Two-dimensional (2D) materials -based memtransistors offer a wide range of programmable memory characteristics, high energy efficiency, rapid response, high integration density, and flexible expandability, which have led to significant potential in the field of novel artificial intelligence applications, such as brain -inspired neural computing and the integration of artificial multi -sensory neurons. A clear understanding of the switching mechanism forms the foundation for the advancement and application of memristors. While traditional vertical structure memristors have well -established switching mechanisms, research on the switching mechanisms of 2D material -based memtransistors has only emerged in recent years. In this paper, the concept and background of memtransistors are outlined by describing the material synthesis strategy and device structure. The latest research progress on switching mechanisms associated with memtransistors, including valence change mechanism, charge trapping/detrapping, phase change, and ferroelectric resistance switching have been highlighted.

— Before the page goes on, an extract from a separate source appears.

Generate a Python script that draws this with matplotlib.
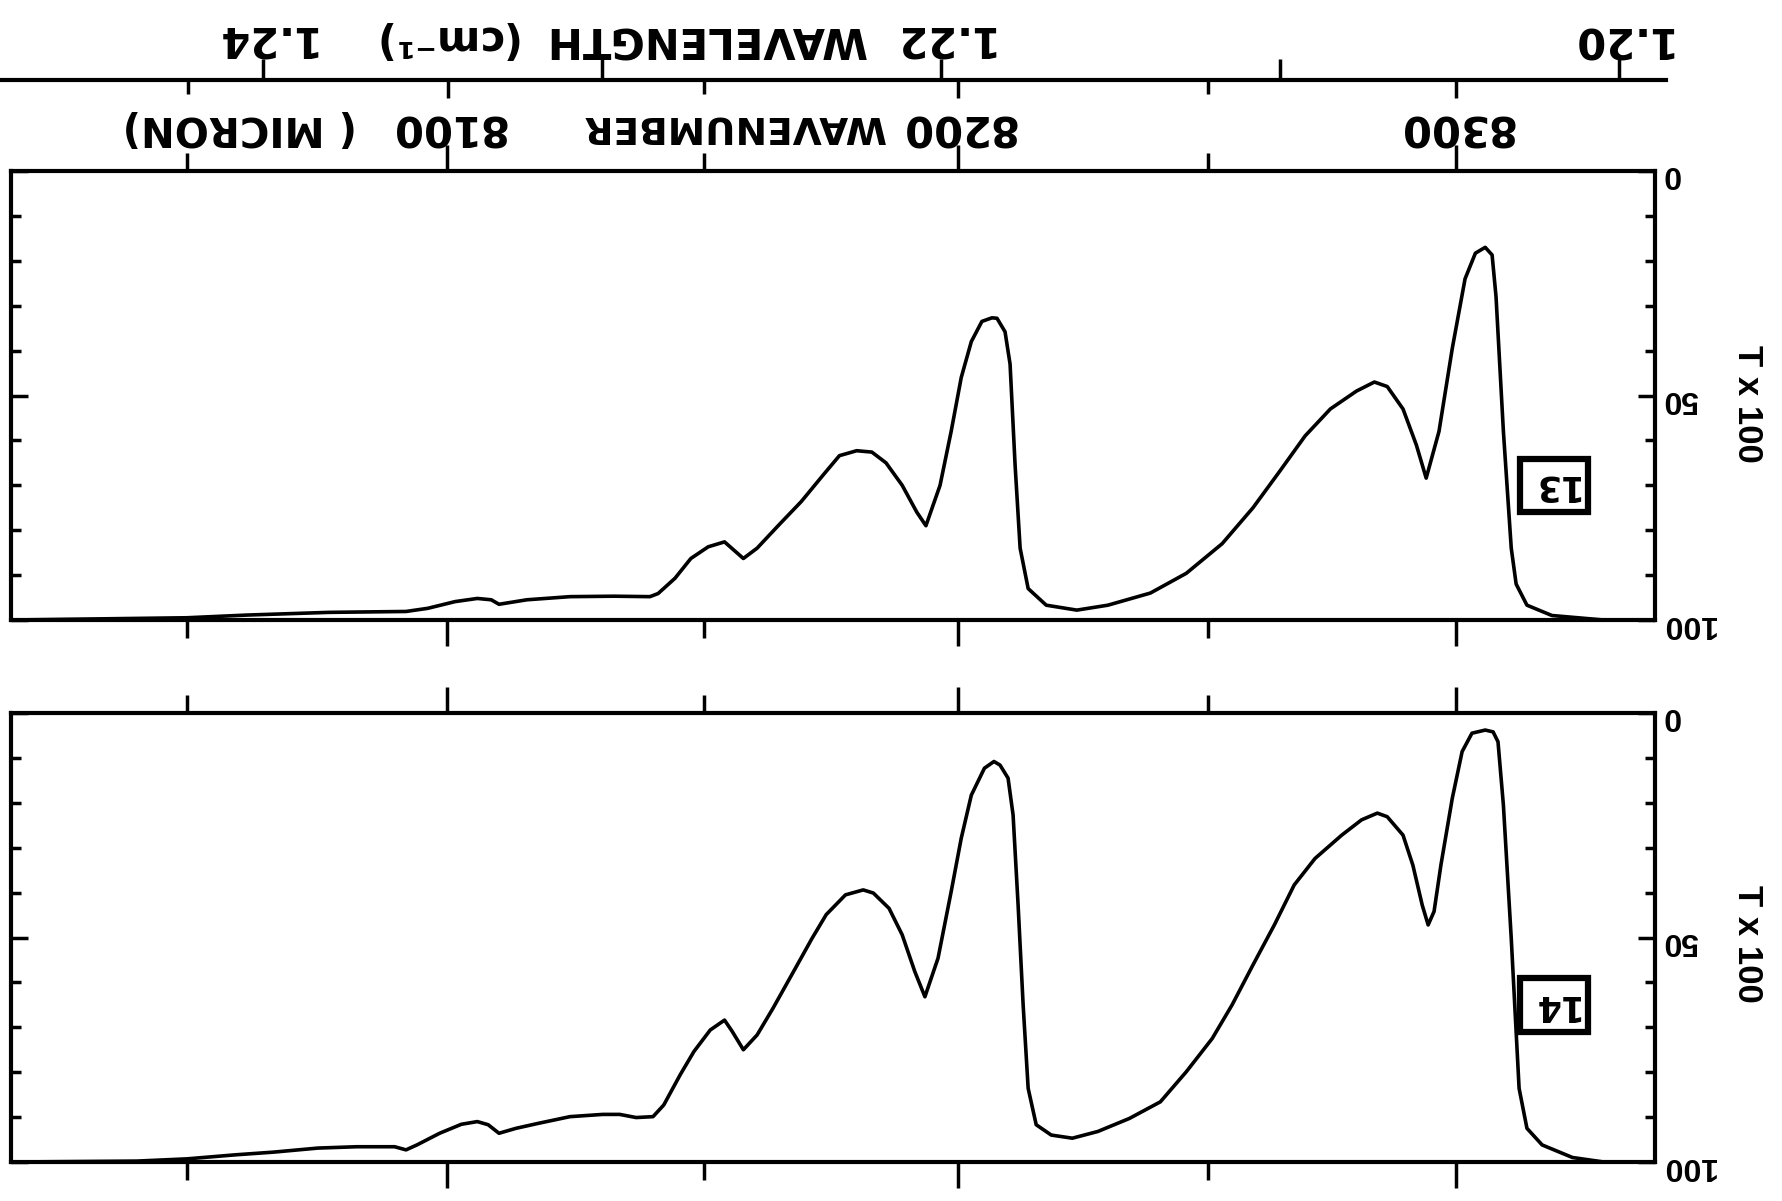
import numpy as np
import matplotlib.pyplot as plt
from matplotlib.ticker import FixedLocator, MultipleLocator
from matplotlib.transforms import blended_transform_factory

W, H = 1783, 1201

# spectrum 13 (upper panel): wavenumber (cm-1), T x 100
nu_13 = [8016.4, 8049.9, 8061.4, 8077.1, 8092.0, 8096.2, 8101.5, 8105.8, 8108.5, 8110.0,
         8115.4, 8123.8, 8132.4, 8139.4, 8141.0, 8144.3, 8147.4, 8150.8, 8154.0, 8157.7,
         8160.4, 8164.7, 8169.1, 8173.4, 8176.6, 8180.0, 8183.0, 8185.8, 8189.0, 8191.9,
         8193.7, 8196.5, 8198.7, 8200.7, 8202.7, 8204.8, 8206.8, 8207.8, 8209.4, 8210.4,
         8211.4, 8212.4, 8214.0, 8217.6, 8223.7, 8229.9, 8238.4, 8245.6, 8252.8, 8259.0,
         8264.3, 8269.5, 8274.6, 8279.9, 8283.5, 8286.1, 8289.3, 8292.0, 8294.0, 8296.6,
         8299.3, 8301.9, 8304.0, 8306.0, 8307.4, 8308.2, 8309.7, 8311.3, 8312.3, 8314.5,
         8319.6, 8330.2, 8340.7]
t_13 = [100, 99.5, 98.9, 98.3, 98.1, 97.4, 95.9, 95.2, 95.5, 96.5,
        95.5, 94.8, 94.7, 94.8, 94.1, 90.7, 86.3, 83.7, 82.6, 86.3,
        84, 78.8, 73.6, 67.7, 63.4, 62.3, 62.6, 65, 70, 76,
        79, 70, 58, 46, 38, 33.5, 32.7, 32.8, 35.8, 43,
        65.5, 84, 93, 96.7, 97.8, 96.7, 94, 89.6, 83, 75,
        67, 59, 53, 49, 47, 48, 53, 61, 68.4, 58,
        39.5, 24, 18.3, 17, 18.7, 28, 58, 84, 92, 96.7,
        99, 100, 100]

# spectrum 14 (lower panel)
nu_14 = [8016.4, 8040.3, 8049.9, 8059.2, 8066.5, 8075.0, 8082.5, 8089.8, 8092.0, 8094.1,
         8098.5, 8102.7, 8105.8, 8107.9, 8110.0, 8113.3, 8117.6, 8123.8, 8130.2, 8133.5,
         8136.7, 8140.0, 8142.1, 8145.3, 8148.0, 8151.2, 8154.0, 8155.5, 8157.7, 8160.4,
         8163.5, 8167.9, 8171.2, 8174.0, 8177.8, 8181.3, 8183.3, 8186.4, 8189.0, 8191.5,
         8193.5, 8196.1, 8198.7, 8200.7, 8202.7, 8205.3, 8207.2, 8208.4, 8210.0, 8211.0,
         8212.0, 8213.0, 8214.0, 8215.6, 8218.6, 8222.8, 8227.9, 8234.2, 8240.4, 8245.6,
         8250.8, 8254.8, 8259.0, 8263.3, 8267.3, 8271.5, 8276.9, 8280.9, 8284.1, 8286.1,
         8289.3, 8291.3, 8293.2, 8294.4, 8295.6, 8297.0, 8299.3, 8301.3, 8303.3, 8306.0,
         8307.6, 8308.6, 8309.7, 8311.3, 8312.9, 8314.5, 8317.6, 8323.8, 8330.2, 8340.7]
t_14 = [100, 99.8, 99.3, 98.4, 97.8, 96.9, 96.6, 96.6, 97.3, 96.2,
        93.6, 91.6, 91, 91.7, 93.6, 92.5, 91.4, 89.9, 89.4, 89.4,
        90.1, 89.9, 87.3, 80.6, 75.4, 70.6, 68.4, 70.9, 75, 71.7,
        65.8, 56.9, 50.2, 44.9, 40.5, 39.4, 40.1, 43.5, 49.4, 57.6,
        63.2, 54.6, 39.8, 27.9, 18.3, 12.3, 10.8, 11.6, 14.5, 22.7,
        42.8, 65, 83.6, 91.7, 94, 94.7, 93.2, 90.3, 86.6, 79.9,
        72.5, 65, 56.1, 47.2, 38.3, 32.4, 27.2, 23.8, 22.3, 23.1,
        27.2, 33.9, 42.8, 47.2, 44.2, 33.8, 19, 8.6, 4.5, 3.8,
        4.2, 6.4, 20.5, 50.2, 83.6, 92.5, 96.2, 99, 100, 100]

wn_major = [8100, 8200, 8300]
wn_minor = [8050, 8150, 8250]
wl_ticks = [1.20, 1.21, 1.22, 1.23, 1.24]
wl_labels = {1.20: '1.20', 1.22: '1.22', 1.24: '1.24'}
t_ticks = [0, 50, 100]
panel_ids = ['13', '14']

NU_LO, NU_HI = 8016.4, 8340.7      # panel edges
LINE_LO, LINE_HI = 8014.3, 8342.9  # scale line at the top

BOLD = dict(fontfamily='DejaVu Sans', fontweight='bold', color='black')
NARROW = dict(fontfamily=['Liberation Sans Narrow', 'Liberation Sans', 'DejaVu Sans'],
              fontweight='bold', color='black')
LW = 3.0


def fwd(n):
    with np.errstate(divide='ignore', invalid='ignore'):
        return -1e4 / np.asarray(n, dtype=float)


def inv(x):
    with np.errstate(divide='ignore', invalid='ignore'):
        return -1e4 / np.asarray(x, dtype=float)


def rect(x0, y0, x1, y1):
    return [x0 / W, 1 - y1 / H, (x1 - x0) / W, (y1 - y0) / H]


fig = plt.figure(figsize=(W / 100, H / 100), dpi=100)

panels = [((171, 620), nu_13, t_13, 70, 404),
          ((713, 1162), nu_14, t_14, 65, 944)]

axes = []
for ((y0, y1), nu, t, box_t, lab_y), pid in zip(panels, panel_ids):
    ax = fig.add_axes(rect(11, y0, 1655, y1))
    ax.set_xscale('function', functions=(fwd, inv))
    ax.set_xlim(NU_LO, NU_HI)
    ax.set_ylim(100, 0)
    ax.plot(nu, t, color='black', lw=2.6, solid_joinstyle='round')
    for s in ax.spines.values():
        s.set_linewidth(LW)

    ax.xaxis.set_major_locator(FixedLocator(wn_major))
    ax.xaxis.set_minor_locator(FixedLocator(wn_minor))
    ax.tick_params(axis='x', which='both', top=True, bottom=True, direction='out',
                   labelbottom=False, labeltop=False, width=2.5)
    ax.tick_params(axis='x', which='major', length=19)
    ax.tick_params(axis='x', which='minor', length=13)

    ax.yaxis.set_major_locator(FixedLocator(t_ticks))
    ax.yaxis.set_minor_locator(MultipleLocator(10))
    ax.tick_params(axis='y', which='both', left=True, right=True, direction='in',
                   labelleft=False, labelright=True, width=2.5)
    ax.tick_params(axis='y', which='major', length=12, pad=5, labelrotation=180)
    ax.tick_params(axis='y', which='minor', length=7)
    for lbl in ax.get_yticklabels():
        lbl.set_fontfamily(NARROW['fontfamily'])
        lbl.set_fontweight('bold')
        lbl.set_fontsize(23)

    ax.text(8320, box_t, pid, rotation=180, ha='center', va='center', fontsize=25,
            bbox=dict(boxstyle='square,pad=0.28', fc='white', ec='black', lw=4.5), **BOLD)
    fig.text(1748 / W, 1 - lab_y / H, 'T x 100', rotation=270, ha='center', va='center',
             fontsize=25, **NARROW)
    axes.append(ax)

# scale line across the top: wavenumber ticks below, wavelength ticks above
lax = fig.add_axes([0, 1 - 80 / H, 1666 / W, 0.0001])
lax.set_xscale('function', functions=(fwd, inv))
lax.set_xlim(LINE_LO, LINE_HI)
for name, s in lax.spines.items():
    s.set_visible(name == 'bottom')
    s.set_linewidth(LW)
lax.set_yticks([])
lax.xaxis.set_major_locator(FixedLocator(wn_major))
lax.xaxis.set_minor_locator(FixedLocator(wn_minor))
lax.tick_params(axis='x', which='both', direction='out', labelbottom=False, width=2.5)
lax.tick_params(axis='x', which='major', length=13)
lax.tick_params(axis='x', which='minor', length=10)

wax = lax.twiny()
wax.set_xlim(1e4 / LINE_LO, 1e4 / LINE_HI)
for s in wax.spines.values():
    s.set_visible(False)
wax.xaxis.set_ticks_position('bottom')
wax.set_xticks(wl_ticks)
wax.tick_params(axis='x', which='major', direction='in', length=15, width=2.5,
                labelbottom=False, labeltop=False)

# labels (upside down, like the scanned page)
row1 = blended_transform_factory(axes[0].transData, fig.transFigure)
for v in wn_major:
    axes[0].text(v, 1 - 127 / H, str(v), transform=row1, rotation=180,
                 ha='center', va='center', fontsize=30, **BOLD)
fig.text(733 / W, 1 - 127 / H, 'WAVENUMBER', rotation=180, ha='center', va='center',
         fontsize=27, **BOLD)
fig.text(240 / W, 1 - 127 / H, '( MICRON)', rotation=180, ha='center', va='center',
         fontsize=29, **BOLD)

row2 = blended_transform_factory(wax.transData, fig.transFigure)
for v, s in wl_labels.items():
    wax.text(v, 1 - 38 / H, s, transform=row2, rotation=180,
             ha='center', va='center', fontsize=30, **BOLD)
fig.text(705 / W, 1 - 38 / H, 'WAVELENGTH', rotation=180, ha='center', va='center',
         fontsize=30, **BOLD)
fig.text(443 / W, 1 - 38 / H, '(cm⁻¹)', rotation=180, ha='center', va='center',
         fontsize=30, **BOLD)

fig.savefig('out.png', dpi=100, facecolor='white')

More importantly, the application of advanced electron microscopy, spectroscopy, and simulation calculations to explore the intrinsic links between switching mechanisms and the inherent physicochemical properties, intrinsic defects, and or interfacial doping defects of 2D materials are throughout emphasized. Finally, the new research hotspots for novel applications of 2D material memtransistors are briefly introduced as well and the prospects for future research are proposed.